Beds that revolve or vibrate, or see-through partitions between bed and bath areas, or “mirrored rooms” with mirrors larger than 1 square-meter–that is, any and all places equipped with “facilities not required for the basic purposes of guest lodging fall under the rubric of sex-related businesses, not hotels and inns.
This “sex-related” label means no operating outside of areas that are specifically zoned for sex-related businesses. In Tokyo, for instance, that limits things to four tiny neighborhoods. In other words, it is now illegal to run a “hotel equipped with love hotel-like facilities” anywhere outside these districts. Moreover, as a sex-related business there are periodic health checks, supervision by the local public security committee, and no refusing access to the police. Not surprisingly, hotel managements now tend to tone down love hotel-like interiors in order to make the grade for the ordinary guest-lodging category.
Outside the above sex-business zones there are still love hotels that keep their old-time fancy interiors. But should they remodel even just once, their permits would be on the line. They’d have no choice but to wallpaper over the mirrors, take out the revolving beds, and make the place look like an ordinary city hotel. Conversely, as anyone who’s ever been to one knows, today’s love hotels now have “front desks,” despite the fact that room selection is usually done from photo panels and payment is fully automatic. It’s just that getting around the New Act demands adding such non-essential features, and even hotel restaurants too. Ridiculous.
If the whole point of love hotel design lay in constantly revamping the interior decor and so as to never bore the clientele, the New Act does nothing so much as choke that very spirit cold. For this book, I sought out traditional old-style love hotels to photograph largely in the same spirit as tracking down as endangered species.

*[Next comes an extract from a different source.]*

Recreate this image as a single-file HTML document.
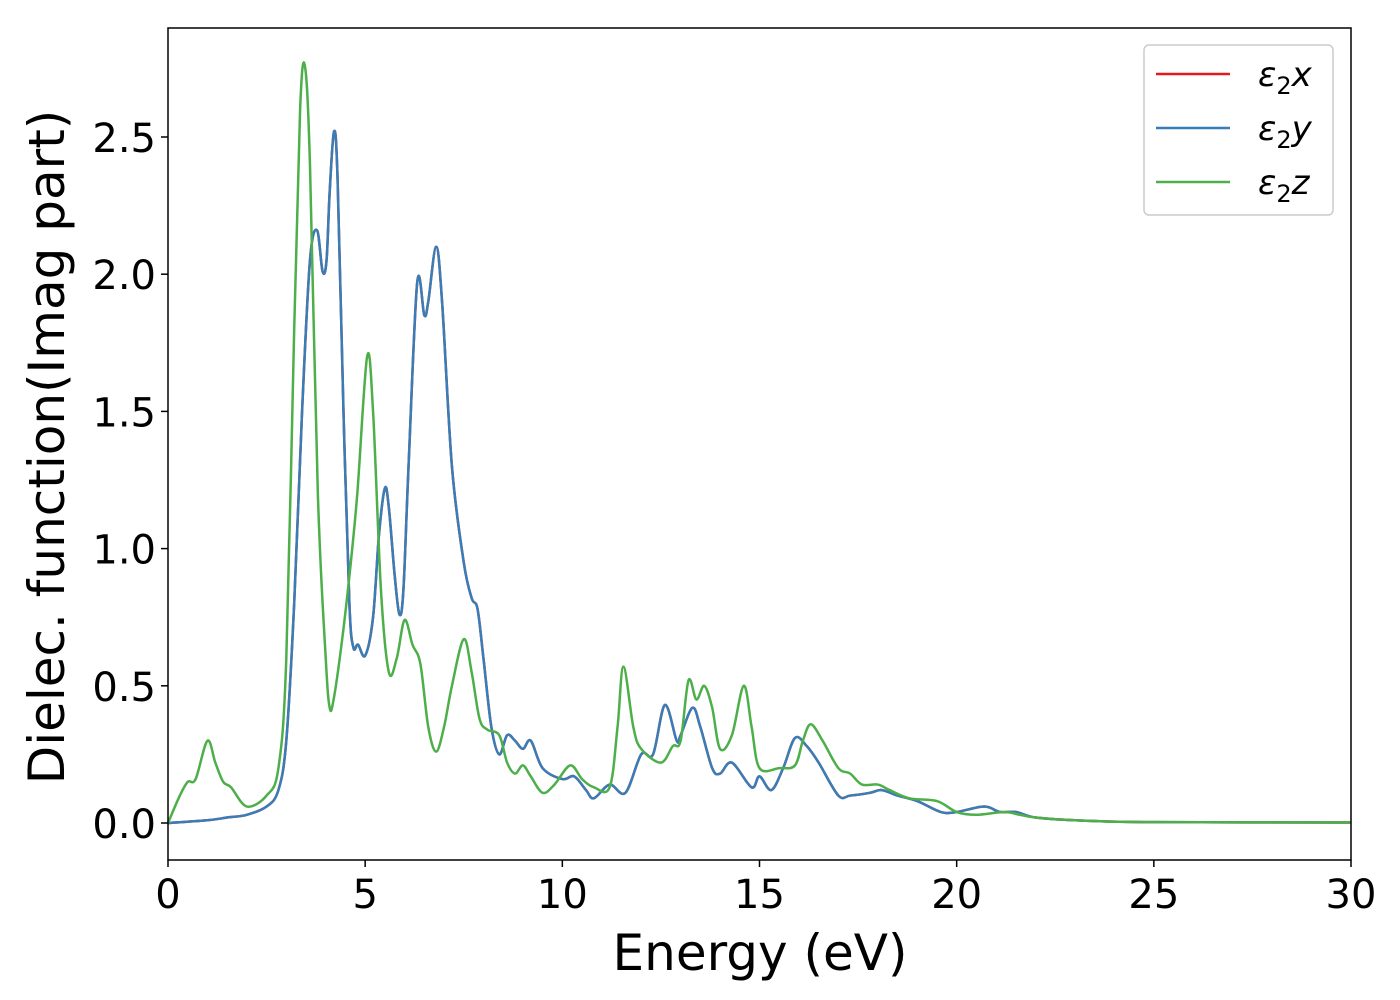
<!DOCTYPE html>
<html><head><meta charset="utf-8"><style>
html,body{margin:0;padding:0;background:#fff;}
svg{display:block;font-family:"DejaVu Sans","Liberation Sans",sans-serif;}
</style></head><body>
<svg id="chart" width="1400" height="1000">
<rect x="0" y="0" width="1400" height="1000" fill="#fff"/>
<g id="series"></g>
<rect x="168" y="28" width="1183" height="832" fill="none" stroke="#000" stroke-width="1.5"/>
<g id="axes"></g>
<text x="760" y="970" font-size="50" text-anchor="middle">Energy (eV)</text>
<text transform="translate(64,447) rotate(-90)" font-size="50" text-anchor="middle">Dielec. function(Imag part)</text>
<g>
<rect x="1144" y="45" width="189" height="170" rx="5" fill="#fff" fill-opacity="0.8" stroke="#ccc" stroke-width="1.5"/>
<g><line x1="1156" y1="74" x2="1230" y2="74" stroke="#e41a1c" stroke-width="2.5"/><text x="1258" y="86" font-size="34" font-style="italic">ε<tspan font-style="normal" font-size="24" dy="8">2</tspan><tspan dy="-8">x</tspan></text></g>
<g><line x1="1156" y1="128" x2="1230" y2="128" stroke="#377eb8" stroke-width="2.5"/><text x="1258" y="140" font-size="34" font-style="italic">ε<tspan font-style="normal" font-size="24" dy="8">2</tspan><tspan dy="-8">y</tspan></text></g>
<g><line x1="1156" y1="182" x2="1230" y2="182" stroke="#4daf4a" stroke-width="2.5"/><text x="1258" y="194" font-size="34" font-style="italic">ε<tspan font-style="normal" font-size="24" dy="8">2</tspan><tspan dy="-8">z</tspan></text></g>
</g>
</svg>
<script>
const xTicks=[0,5,10,15,20,25,30];
const yTicks=[0.0,0.5,1.0,1.5,2.0,2.5];
const energyXY=[0,1,1.5,2,2.5,2.8,3.0,3.2,3.4,3.6,3.78,3.92,4.02,4.1,4.21,4.3,4.45,4.6,4.7,4.82,5.0,5.2,5.35,5.5,5.6,5.75,5.87,5.97,6.1,6.32,6.5,6.6,6.8,6.95,7.2,7.5,7.7,7.85,8.0,8.2,8.4,8.6,8.8,9.0,9.2,9.5,10.0,10.3,10.6,10.8,11.2,11.6,12.0,12.3,12.6,12.9,13.0,13.3,13.5,13.8,14.0,14.3,14.8,15.0,15.3,15.6,15.9,16.2,16.5,17.0,17.3,17.8,18.1,18.5,19.0,19.6,20.0,20.7,21.1,21.5,22,23,25,30];
const eps2x=[0,0.01,0.02,0.03,0.06,0.12,0.3,0.8,1.5,2.05,2.16,2.01,2.05,2.3,2.52,2.35,1.5,0.8,0.64,0.65,0.61,0.75,1.05,1.22,1.15,0.9,0.76,0.85,1.3,1.97,1.85,1.9,2.1,1.9,1.3,0.95,0.82,0.78,0.6,0.35,0.25,0.32,0.3,0.27,0.3,0.2,0.16,0.17,0.12,0.09,0.14,0.11,0.25,0.25,0.43,0.3,0.32,0.42,0.35,0.2,0.18,0.22,0.13,0.17,0.12,0.2,0.31,0.28,0.22,0.1,0.1,0.11,0.12,0.1,0.08,0.04,0.04,0.06,0.04,0.04,0.02,0.01,0.003,0.002];
const eps2y=eps2x.slice();
const energyZ=[0,0.3,0.5,0.7,1.0,1.2,1.4,1.6,2.0,2.5,2.8,3.0,3.2,3.35,3.47,3.6,3.8,4.0,4.1,4.2,4.4,4.6,4.8,5.05,5.2,5.4,5.6,5.8,6.0,6.2,6.4,6.6,6.8,7.0,7.2,7.5,7.7,7.9,8.1,8.4,8.6,8.8,9.0,9.2,9.5,9.8,10.2,10.5,10.8,11.2,11.4,11.55,11.8,12.0,12.5,12.8,13.0,13.2,13.4,13.6,13.8,14.0,14.3,14.6,14.8,15.0,15.5,15.9,16.1,16.3,16.6,17.0,17.3,17.6,18.0,18.3,18.8,19.5,20.0,20.5,21.2,21.6,22,23,25,30];
const eps2z=[0,0.1,0.15,0.16,0.3,0.22,0.15,0.13,0.06,0.1,0.2,0.6,1.8,2.6,2.76,2.4,1.2,0.6,0.42,0.45,0.65,0.9,1.2,1.7,1.5,0.85,0.55,0.6,0.74,0.65,0.58,0.35,0.26,0.35,0.5,0.67,0.55,0.38,0.34,0.32,0.22,0.18,0.21,0.17,0.11,0.14,0.21,0.16,0.13,0.13,0.35,0.57,0.35,0.27,0.22,0.28,0.3,0.52,0.45,0.5,0.42,0.27,0.32,0.5,0.35,0.2,0.2,0.21,0.3,0.36,0.3,0.2,0.18,0.14,0.14,0.12,0.09,0.08,0.04,0.03,0.04,0.03,0.02,0.01,0.003,0.002];
const NS="http://www.w3.org/2000/svg";
const X=v=>168+v*(1183/30);
const Y=v=>823-v*274.4;
const axes=document.getElementById('axes');
function mk(t,a,p){const e=document.createElementNS(NS,t);for(const k in a)e.setAttribute(k,a[k]);p.appendChild(e);return e;}
xTicks.forEach(t=>{
  const l=mk('line',{x1:X(t),x2:X(t),y1:860,y2:867,stroke:'#000','stroke-width':1.5},axes);
  
  
  const s=mk('text',{x:X(t),y:908,'font-size':40,'text-anchor':'middle'},axes);
  s.textContent=String(t);
  
  
});
yTicks.forEach(t=>{
  const l=mk('line',{x1:161,x2:168,y1:Y(t),y2:Y(t),stroke:'#000','stroke-width':1.5},axes);
  
  
  const s=mk('text',{x:156,y:Y(t)+15,'font-size':40,'text-anchor':'end'},axes);
  s.textContent=t.toFixed(1);
  
  
});
function pathD(xs,ys){
  const p=xs.map((x,i)=>[X(x),Y(ys[i])]);
  let d='M'+p[0][0]+','+p[0][1];
  for(let i=0;i<p.length-1;i++){
    const p0=p[i-1]||p[i],p1=p[i],p2=p[i+1],p3=p[i+2]||p2;
    const c1=[p1[0]+(p2[0]-p0[0])/6,p1[1]+(p2[1]-p0[1])/6];
    const c2=[p2[0]-(p3[0]-p1[0])/6,p2[1]-(p3[1]-p1[1])/6];
    d+=' C'+c1+' '+c2+' '+p2;
  }
  return d;
}
const g=document.getElementById('series');
const sx=mk('path',{d:pathD(energyXY,eps2x),fill:'none',stroke:'#e41a1c','stroke-width':2.5},g);


const sy=mk('path',{d:pathD(energyXY,eps2y),fill:'none',stroke:'#377eb8','stroke-width':2.5},g);


const sz=mk('path',{d:pathD(energyZ,eps2z),fill:'none',stroke:'#4daf4a','stroke-width':2.5},g);


</script>
</body></html>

Whenever I contacted any management to ask permission “to photograph these valuable designs for posterity,” they invariably responded very positively. In most cases, the owner-managers themselves had the ideas, ‘Let’s do this room like this’, so they take great pride in their hotel interiors and indeed love all the special touches.

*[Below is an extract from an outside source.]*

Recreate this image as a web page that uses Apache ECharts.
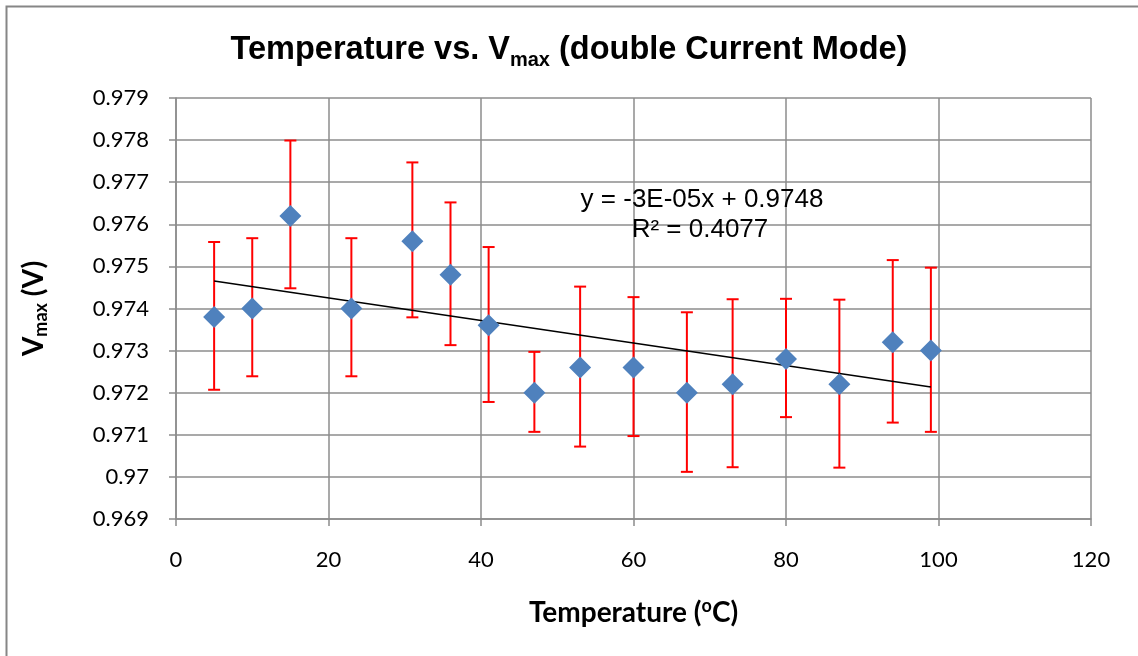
<!DOCTYPE html>
<html>
<head>
<meta charset="utf-8">
<script src="https://cdn.jsdelivr.net/npm/echarts@6/dist/echarts.min.js"></script>
<style>
html,body{margin:0;padding:0;background:#fff;}
#chart{width:1138px;height:656px;}
</style>
</head>
<body>
<div id="chart"></div>
<script>
// Data
const temperatures = [5, 10, 15, 23, 31, 36, 41, 47, 53, 60, 67, 73, 80, 87, 94, 99];
const vmax = [0.9738, 0.9740, 0.9762, 0.9740, 0.9756, 0.9748, 0.9736, 0.9720, 0.9726, 0.9726, 0.9720, 0.9722, 0.9728, 0.9722, 0.9732, 0.9730];
const errHigh = [0.97558, 0.97567, 0.97799, 0.97567, 0.97747, 0.97652, 0.97546, 0.97297, 0.97452, 0.97427, 0.97391, 0.97422, 0.97423, 0.97421, 0.97515, 0.97497];
const errLow = [0.97207, 0.97239, 0.97448, 0.97239, 0.97379, 0.97313, 0.97178, 0.97107, 0.97072, 0.97097, 0.97012, 0.97023, 0.97142, 0.97022, 0.97129, 0.97107];
const xTicks = [0, 20, 40, 60, 80, 100, 120];
const yTicks = [0.969, 0.970, 0.971, 0.972, 0.973, 0.974, 0.975, 0.976, 0.977, 0.978, 0.979];
const equationText = 'y = -3E-05x + 0.9748';
const r2Text = 'R² = 0.4077';

// Linear least-squares trendline from the data
const n = temperatures.length;
const mx = temperatures.reduce((a, b) => a + b, 0) / n;
const my = vmax.reduce((a, b) => a + b, 0) / n;
let sxy = 0, sxx = 0;
for (let i = 0; i < n; i++) {
  sxy += (temperatures[i] - mx) * (vmax[i] - my);
  sxx += (temperatures[i] - mx) * (temperatures[i] - mx);
}
const slope = sxy / sxx;
const intercept = my - slope * mx;
const xFirst = temperatures[0], xLast = temperatures[n - 1];
const trendData = [[xFirst, intercept + slope * xFirst], [xLast, intercept + slope * xLast]];

const scatterData = temperatures.map((t, i) => [t, vmax[i]]);
const errData = temperatures.map((t, i) => [t, errLow[i], errHigh[i]]);

const gridColor = '#8c8c8c';
const chart = echarts.init(document.getElementById('chart'));

const option = {
  animation: false,
  backgroundColor: '#ffffff',
  title: {
    text: '{t|Temperature vs. V}{s|max}{t| (double Current Mode)}',
    left: 'center',
    top: 25,
    textStyle: {
      rich: {
        t: { fontFamily: 'Liberation Sans', fontWeight: 'bold', fontSize: 32.5, color: '#000', lineHeight: 40 },
        s: { fontFamily: 'Liberation Sans', fontWeight: 'bold', fontSize: 20, color: '#000', lineHeight: 20, verticalAlign: 'bottom' }
      }
    }
  },
  grid: { left: 176, top: 98, width: 915, height: 421, containLabel: false },
  xAxis: {
    type: 'value',
    min: xTicks[0],
    max: xTicks[xTicks.length - 1],
    interval: 20,
    name: '{t|Temperature (}{u|o}{t|C)}',
    nameLocation: 'middle',
    nameGap: 78,
    nameTextStyle: {
      rich: {
        t: { fontFamily: 'Lato', fontWeight: 'bold', fontSize: 28, color: '#000', lineHeight: 32 },
        u: { fontFamily: 'Lato', fontWeight: 'bold', fontSize: 18, color: '#000', lineHeight: 18, verticalAlign: 'top' }
      }
    },
    axisLine: { show: true, lineStyle: { color: gridColor, width: 1.5 } },
    axisTick: { show: true, length: 7, lineStyle: { color: gridColor, width: 1.5 } },
    axisLabel: { fontFamily: 'Lato', fontSize: 22, color: '#000', margin: 30 },
    splitLine: { show: true, lineStyle: { color: gridColor, width: 1.5 } }
  },
  yAxis: {
    type: 'value',
    min: yTicks[0],
    max: yTicks[yTicks.length - 1],
    interval: 0.001,
    name: '{v|V}{s|max}{v| (V)}',
    nameLocation: 'middle',
    nameRotate: 90,
    nameGap: 126,
    nameTextStyle: {
      rich: {
        v: { fontFamily: 'Lato', fontWeight: 'bold', fontSize: 28, color: '#000', lineHeight: 32 },
        s: { fontFamily: 'Lato', fontWeight: 'bold', fontSize: 18, color: '#000', lineHeight: 18, verticalAlign: 'bottom' }
      }
    },
    axisLine: { show: true, lineStyle: { color: gridColor, width: 1.5 } },
    axisTick: { show: true, length: 7, lineStyle: { color: gridColor, width: 1.5 } },
    axisLabel: {
      fontFamily: 'Lato', fontSize: 22, color: '#000', margin: 27,
      formatter: v => String(parseFloat(Number(v).toFixed(4)))
    },
    splitLine: { show: true, lineStyle: { color: gridColor, width: 1.5 } }
  },
  graphic: [
    {
      type: 'rect', silent: true, z: 100,
      shape: { x: 6.5, y: 6.5, width: 1200, height: 700 },
      style: { fill: 'none', stroke: '#868686', lineWidth: 2 }
    },
    {
      type: 'text', z: 100,
      x: 702, y: 200,
      style: { text: equationText, font: '26px "Liberation Sans"', fill: '#000', textAlign: 'center', textVerticalAlign: 'middle' }
    },
    {
      type: 'text', z: 100,
      x: 700, y: 230,
      style: { text: r2Text, font: '26px "Liberation Sans"', fill: '#000', textAlign: 'center', textVerticalAlign: 'middle' }
    }
  ],
  series: [
    {
      type: 'custom',
      name: 'error',
      z: 2,
      data: errData,
      renderItem: function (params, api) {
        const x = api.value(0);
        const pLo = api.coord([x, api.value(1)]);
        const pHi = api.coord([x, api.value(2)]);
        const w = 6;
        const st = { stroke: '#ff0000', lineWidth: 2 };
        return {
          type: 'group',
          children: [
            { type: 'line', shape: { x1: pHi[0], y1: pHi[1], x2: pLo[0], y2: pLo[1] }, style: st },
            { type: 'line', shape: { x1: pHi[0] - w, y1: pHi[1], x2: pHi[0] + w, y2: pHi[1] }, style: st },
            { type: 'line', shape: { x1: pLo[0] - w, y1: pLo[1], x2: pLo[0] + w, y2: pLo[1] }, style: st }
          ]
        };
      }
    },
    {
      type: 'line',
      name: 'trend',
      z: 3,
      data: trendData,
      showSymbol: false,
      symbol: 'none',
      lineStyle: { color: '#000', width: 1.5 }
    },
    {
      type: 'scatter',
      name: 'Vmax',
      z: 4,
      data: scatterData,
      symbol: 'diamond',
      symbolSize: 22,
      itemStyle: { color: '#4f81bd', opacity: 1 }
    }
  ]
};
chart.setOption(option);
</script>
</body>
</html>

Round beds, mirrored walls and ceilings, rainbow-colored shaggy carpets–“forbidden” design elements all, everything to tint our Japanese blood and breath a horny shade of pink. Maybe there’s even a love hotel like this still barely surviving near you (if you live in Japan, that is!) Even without over-nighting, at the few thousand yen “daytime rate” why not have yourself a brief “close encounter” with another world?
But better hurry, before another one goes and you realize too late what’s been lost.